Dataset content start

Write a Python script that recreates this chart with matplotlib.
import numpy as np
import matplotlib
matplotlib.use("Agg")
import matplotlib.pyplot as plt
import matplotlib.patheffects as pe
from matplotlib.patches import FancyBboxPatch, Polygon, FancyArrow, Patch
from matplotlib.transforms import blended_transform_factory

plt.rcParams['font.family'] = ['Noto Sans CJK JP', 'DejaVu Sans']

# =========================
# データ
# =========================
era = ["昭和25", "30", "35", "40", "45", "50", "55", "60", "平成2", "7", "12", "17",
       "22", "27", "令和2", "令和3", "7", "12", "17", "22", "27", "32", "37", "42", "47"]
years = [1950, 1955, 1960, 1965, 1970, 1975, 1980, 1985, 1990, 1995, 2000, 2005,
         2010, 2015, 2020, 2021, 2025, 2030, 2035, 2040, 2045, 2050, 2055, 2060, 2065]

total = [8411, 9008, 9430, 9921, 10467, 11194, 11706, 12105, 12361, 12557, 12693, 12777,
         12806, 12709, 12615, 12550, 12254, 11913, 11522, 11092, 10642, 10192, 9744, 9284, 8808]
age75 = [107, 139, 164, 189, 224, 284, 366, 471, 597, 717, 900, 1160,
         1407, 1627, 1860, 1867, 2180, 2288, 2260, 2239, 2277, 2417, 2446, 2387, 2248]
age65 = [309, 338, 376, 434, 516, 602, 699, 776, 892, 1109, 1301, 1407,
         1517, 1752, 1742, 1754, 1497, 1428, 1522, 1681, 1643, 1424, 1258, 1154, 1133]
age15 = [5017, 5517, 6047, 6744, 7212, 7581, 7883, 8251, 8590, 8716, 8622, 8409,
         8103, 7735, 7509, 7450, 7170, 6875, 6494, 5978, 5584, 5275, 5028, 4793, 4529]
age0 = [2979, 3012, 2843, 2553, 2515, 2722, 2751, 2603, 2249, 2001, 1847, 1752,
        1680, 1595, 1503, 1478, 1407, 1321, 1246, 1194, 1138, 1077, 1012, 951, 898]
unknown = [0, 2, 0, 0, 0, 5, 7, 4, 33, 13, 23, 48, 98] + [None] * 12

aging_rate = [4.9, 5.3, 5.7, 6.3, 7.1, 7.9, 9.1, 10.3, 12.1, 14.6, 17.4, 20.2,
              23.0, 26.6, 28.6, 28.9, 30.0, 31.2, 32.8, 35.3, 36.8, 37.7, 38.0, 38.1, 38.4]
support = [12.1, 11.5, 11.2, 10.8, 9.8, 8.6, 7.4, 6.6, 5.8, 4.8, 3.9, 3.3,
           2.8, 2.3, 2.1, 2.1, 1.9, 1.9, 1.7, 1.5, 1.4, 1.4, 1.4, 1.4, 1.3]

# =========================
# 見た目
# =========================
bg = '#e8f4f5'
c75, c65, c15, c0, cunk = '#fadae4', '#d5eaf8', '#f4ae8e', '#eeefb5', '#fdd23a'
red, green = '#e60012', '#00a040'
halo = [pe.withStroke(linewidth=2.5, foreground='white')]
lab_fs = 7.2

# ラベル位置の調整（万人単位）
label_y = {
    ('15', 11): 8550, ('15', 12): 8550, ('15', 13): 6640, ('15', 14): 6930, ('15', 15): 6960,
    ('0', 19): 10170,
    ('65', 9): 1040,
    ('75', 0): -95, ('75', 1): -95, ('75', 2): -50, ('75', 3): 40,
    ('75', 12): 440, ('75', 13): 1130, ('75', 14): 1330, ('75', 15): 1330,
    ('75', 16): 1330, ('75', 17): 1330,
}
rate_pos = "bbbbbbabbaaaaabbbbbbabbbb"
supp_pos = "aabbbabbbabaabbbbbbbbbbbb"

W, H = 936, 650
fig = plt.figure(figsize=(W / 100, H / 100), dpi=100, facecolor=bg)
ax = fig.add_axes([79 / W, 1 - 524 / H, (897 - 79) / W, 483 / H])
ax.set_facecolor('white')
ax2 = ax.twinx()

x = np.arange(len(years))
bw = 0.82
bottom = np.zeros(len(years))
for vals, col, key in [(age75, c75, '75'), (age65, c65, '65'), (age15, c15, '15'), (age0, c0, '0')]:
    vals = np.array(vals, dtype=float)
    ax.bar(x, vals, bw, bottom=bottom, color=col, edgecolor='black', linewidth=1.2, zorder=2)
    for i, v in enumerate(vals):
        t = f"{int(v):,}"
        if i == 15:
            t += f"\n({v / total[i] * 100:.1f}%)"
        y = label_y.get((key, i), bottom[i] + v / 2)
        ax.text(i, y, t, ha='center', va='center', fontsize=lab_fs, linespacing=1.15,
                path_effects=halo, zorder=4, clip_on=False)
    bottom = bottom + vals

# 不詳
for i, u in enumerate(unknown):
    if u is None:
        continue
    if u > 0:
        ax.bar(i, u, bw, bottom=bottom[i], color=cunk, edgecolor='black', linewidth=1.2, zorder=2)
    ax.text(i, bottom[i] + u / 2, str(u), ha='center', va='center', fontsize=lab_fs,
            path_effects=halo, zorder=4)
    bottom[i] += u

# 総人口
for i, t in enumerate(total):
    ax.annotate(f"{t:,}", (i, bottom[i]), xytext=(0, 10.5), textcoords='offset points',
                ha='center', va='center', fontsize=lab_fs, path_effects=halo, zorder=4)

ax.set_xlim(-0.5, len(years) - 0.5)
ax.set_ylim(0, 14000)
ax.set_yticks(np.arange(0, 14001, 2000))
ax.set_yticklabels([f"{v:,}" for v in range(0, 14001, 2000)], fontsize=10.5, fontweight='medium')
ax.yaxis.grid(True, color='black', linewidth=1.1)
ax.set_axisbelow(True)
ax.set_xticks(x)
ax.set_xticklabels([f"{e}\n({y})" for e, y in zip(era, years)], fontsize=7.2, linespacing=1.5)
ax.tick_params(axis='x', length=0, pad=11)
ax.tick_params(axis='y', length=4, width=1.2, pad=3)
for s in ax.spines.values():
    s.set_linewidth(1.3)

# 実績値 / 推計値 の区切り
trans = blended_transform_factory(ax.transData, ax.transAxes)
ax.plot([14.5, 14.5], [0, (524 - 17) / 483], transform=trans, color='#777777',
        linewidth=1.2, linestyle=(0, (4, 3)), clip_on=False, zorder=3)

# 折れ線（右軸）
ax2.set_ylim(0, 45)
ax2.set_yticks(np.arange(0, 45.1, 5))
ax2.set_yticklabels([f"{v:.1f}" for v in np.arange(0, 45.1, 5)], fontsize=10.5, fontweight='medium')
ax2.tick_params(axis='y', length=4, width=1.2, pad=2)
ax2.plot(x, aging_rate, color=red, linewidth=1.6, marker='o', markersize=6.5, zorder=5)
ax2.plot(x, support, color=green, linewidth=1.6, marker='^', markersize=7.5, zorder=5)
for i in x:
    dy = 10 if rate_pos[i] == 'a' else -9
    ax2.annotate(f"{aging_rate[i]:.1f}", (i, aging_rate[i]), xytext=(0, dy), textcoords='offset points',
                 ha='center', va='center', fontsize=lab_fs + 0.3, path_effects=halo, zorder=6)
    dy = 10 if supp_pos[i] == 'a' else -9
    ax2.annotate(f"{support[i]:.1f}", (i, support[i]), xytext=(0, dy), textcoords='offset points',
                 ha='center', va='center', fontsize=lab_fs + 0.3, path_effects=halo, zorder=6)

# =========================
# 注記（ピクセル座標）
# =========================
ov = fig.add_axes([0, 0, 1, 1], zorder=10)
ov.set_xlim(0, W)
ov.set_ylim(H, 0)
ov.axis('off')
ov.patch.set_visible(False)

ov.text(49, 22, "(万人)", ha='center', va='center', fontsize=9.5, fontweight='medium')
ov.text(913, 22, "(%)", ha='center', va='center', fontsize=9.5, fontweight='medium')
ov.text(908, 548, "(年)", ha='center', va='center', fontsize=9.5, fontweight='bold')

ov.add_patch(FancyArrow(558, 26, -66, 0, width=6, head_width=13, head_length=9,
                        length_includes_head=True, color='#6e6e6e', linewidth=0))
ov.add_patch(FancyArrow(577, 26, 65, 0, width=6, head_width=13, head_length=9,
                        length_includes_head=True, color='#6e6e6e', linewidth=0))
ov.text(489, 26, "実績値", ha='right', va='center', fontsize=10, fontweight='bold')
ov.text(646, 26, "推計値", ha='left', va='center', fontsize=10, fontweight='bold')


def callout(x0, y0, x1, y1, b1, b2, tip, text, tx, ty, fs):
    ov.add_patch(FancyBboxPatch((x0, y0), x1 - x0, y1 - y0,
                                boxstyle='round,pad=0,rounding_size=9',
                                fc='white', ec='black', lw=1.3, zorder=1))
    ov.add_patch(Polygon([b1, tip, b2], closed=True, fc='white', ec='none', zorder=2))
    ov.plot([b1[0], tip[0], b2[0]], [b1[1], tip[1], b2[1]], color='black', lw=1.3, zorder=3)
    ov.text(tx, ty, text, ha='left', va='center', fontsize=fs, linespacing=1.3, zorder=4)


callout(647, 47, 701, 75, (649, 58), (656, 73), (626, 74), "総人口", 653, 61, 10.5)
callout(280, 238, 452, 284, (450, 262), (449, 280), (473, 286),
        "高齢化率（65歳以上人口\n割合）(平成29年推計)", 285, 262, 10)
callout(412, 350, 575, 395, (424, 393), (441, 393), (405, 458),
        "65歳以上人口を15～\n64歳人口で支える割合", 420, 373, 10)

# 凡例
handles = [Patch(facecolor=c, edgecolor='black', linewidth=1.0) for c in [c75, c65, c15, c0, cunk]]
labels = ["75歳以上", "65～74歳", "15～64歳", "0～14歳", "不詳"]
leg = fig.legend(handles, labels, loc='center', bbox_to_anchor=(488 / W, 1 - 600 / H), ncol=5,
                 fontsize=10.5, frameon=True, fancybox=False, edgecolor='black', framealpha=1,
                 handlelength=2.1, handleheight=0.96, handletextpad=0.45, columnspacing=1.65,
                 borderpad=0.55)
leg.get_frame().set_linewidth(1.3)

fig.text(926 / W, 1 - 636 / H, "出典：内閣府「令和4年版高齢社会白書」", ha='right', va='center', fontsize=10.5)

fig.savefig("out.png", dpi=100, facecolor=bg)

Dataset content end

Short exercise:
Reprint the data above from the opening line to the line holding "2055, 2060, 2065]", inclusive, and nothing else.

The solution:
Write a Python script that recreates this chart with matplotlib.
import numpy as np
import matplotlib
matplotlib.use("Agg")
import matplotlib.pyplot as plt
import matplotlib.patheffects as pe
from matplotlib.patches import FancyBboxPatch, Polygon, FancyArrow, Patch
from matplotlib.transforms import blended_transform_factory

plt.rcParams['font.family'] = ['Noto Sans CJK JP', 'DejaVu Sans']

# =========================
# データ
# =========================
era = ["昭和25", "30", "35", "40", "45", "50", "55", "60", "平成2", "7", "12", "17",
       "22", "27", "令和2", "令和3", "7", "12", "17", "22", "27", "32", "37", "42", "47"]
years = [1950, 1955, 1960, 1965, 1970, 1975, 1980, 1985, 1990, 1995, 2000, 2005,
         2010, 2015, 2020, 2021, 2025, 2030, 2035, 2040, 2045, 2050, 2055, 2060, 2065]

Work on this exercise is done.